We celebrate at our home on this Fourth of July with a new American flag and what remains of a repainted 86-year-old flagpole.
Ours is but one of America’s flagpoles following those that began reaching skyward in 1777, when the Second Continental Congress passed the Flag Resolution Act.
Fifty years to the day later, Thomas Jefferson and John Adams, each of whom had a role in our Declaration of Independence, would die.
The flag of 50 stars we fly speaks to the state-by-state growth of our commitment to freedom, and the prices we have had to pay from time to time to maintain it.
That my family has done it on the same pole at three locations for this long a time may not be of general interest, but its origin might be.

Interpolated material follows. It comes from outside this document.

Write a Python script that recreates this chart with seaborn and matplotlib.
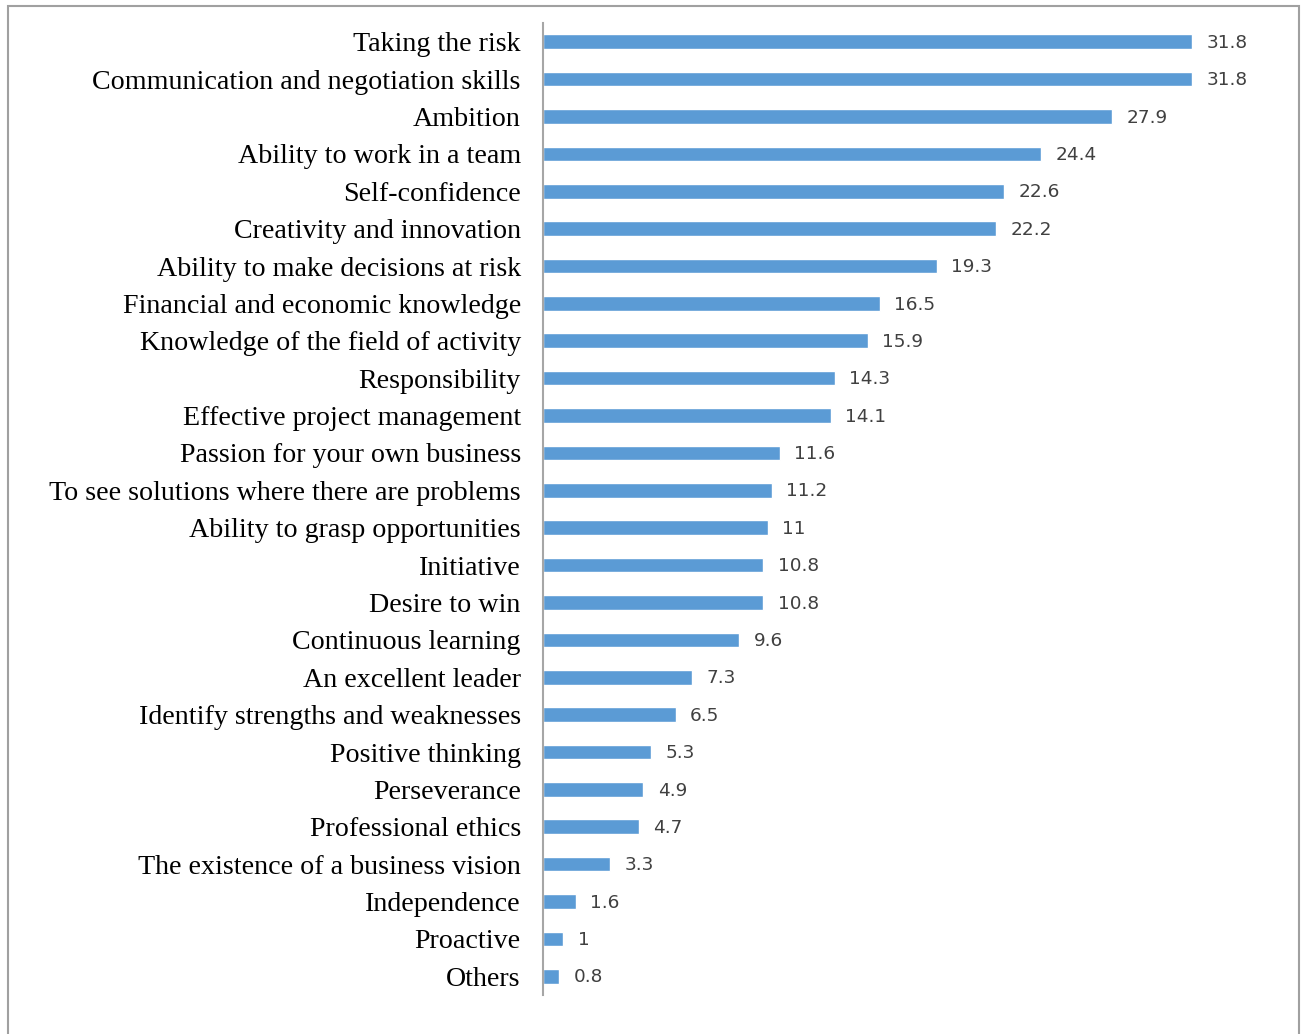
import matplotlib
matplotlib.use("Agg")
import matplotlib.pyplot as plt
import matplotlib.patches as mpatches
import seaborn as sns
import pandas as pd

# Entrepreneurial competencies and the share of respondents citing them (%)
skills = [
    "Taking the risk",
    "Communication and negotiation skills",
    "Ambition",
    "Ability to work in a team",
    "Self-confidence",
    "Creativity and innovation",
    "Ability to make decisions at risk",
    "Financial and economic knowledge",
    "Knowledge of the field of activity",
    "Responsibility",
    "Effective project management",
    "Passion for your own business",
    "To see solutions where there are problems",
    "Ability to grasp opportunities",
    "Initiative",
    "Desire to win",
    "Continuous learning",
    "An excellent leader",
    "Identify strengths and weaknesses",
    "Positive thinking",
    "Perseverance",
    "Professional ethics",
    "The existence of a business vision",
    "Independence",
    "Proactive",
    "Others",
]
shares = [31.8, 31.8, 27.9, 24.4, 22.6, 22.2, 19.3, 16.5, 15.9, 14.3, 14.1,
          11.6, 11.2, 11, 10.8, 10.8, 9.6, 7.3, 6.5, 5.3, 4.9, 4.7, 3.3,
          1.6, 1, 0.8]
value_labels = ["31.8", "31.8", "27.9", "24.4", "22.6", "22.2", "19.3", "16.5",
                "15.9", "14.3", "14.1", "11.6", "11.2", "11", "10.8", "10.8",
                "9.6", "7.3", "6.5", "5.3", "4.9", "4.7", "3.3", "1.6", "1",
                "0.8"]

df = pd.DataFrame({"skill": skills, "share": shares})

sns.set_theme(style="white")
plt.rcParams["font.family"] = ["DejaVu Sans"]

W, H = 1303, 1034
fig = plt.figure(figsize=(W / 100, H / 100), dpi=100)
ax = fig.add_axes([543 / W, 1 - 995 / H, (1290 - 543) / W, (995 - 23) / H])

sns.barplot(data=df, x="share", y="skill", orient="h", color="#5B9BD5",
            saturation=1, width=0.39, ax=ax)

ax.set_xlim(0, (1290 - 543) / 20.41)
ax.set_ylim(25.5, -0.5)
ax.set_xlabel("")
ax.set_ylabel("")
ax.set_xticks([])
ax.tick_params(axis="y", length=0, pad=16)
for lbl in ax.get_yticklabels():
    lbl.set_fontfamily("Liberation Serif")
    lbl.set_fontsize(20.2)
    lbl.set_color("black")

for side in ["top", "right", "bottom"]:
    ax.spines[side].set_visible(False)
ax.spines["left"].set_color("#A6A6A6")
ax.spines["left"].set_linewidth(1.5)

for i, (v, t) in enumerate(zip(shares, value_labels)):
    ax.annotate(t, xy=(v, i + 0.03), xytext=(10.5, 0), textcoords="offset points",
                ha="left", va="center", fontsize=13.3, color="#404040")

# Outer frame around the chart
frame = mpatches.Rectangle((8 / W, -0.02), (1299 - 8) / W, 1 - 6 / H + 0.02,
                           transform=fig.transFigure, fill=False,
                           edgecolor="#A0A0A0", linewidth=1.5, clip_on=False)
fig.patches.append(frame)

fig.savefig("out.png", dpi=100)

My father, during our Second World War, would fly our nation’s flag from a pole he had made of a tree trunk in 1930 when I was 9 years old.
He had created it from a tree felled together with others on High Street between Carter and Broad, and opposite from where the Newburyport High School occupies what we use to know as Hale’s Hill.
Moving a trimmed tree of that length from High Street to my grandfather’s house on lower Dove Street, and then into the narrow side yard was something I recall to have been a challenge.
Raising it in narrow quarters and flying the American flag above rooftops made for considerable celebration, however, especially for my French Canadian-born grandparents, as well as for the rest of the large family including this 9-year-old.
My recollection is one of celebration, but my grandparents’ home, in which my father was raised, was in the heart of an Irish neighborhood, and I like to think that the flag raising was an attempt to show their commitment to America’s calling.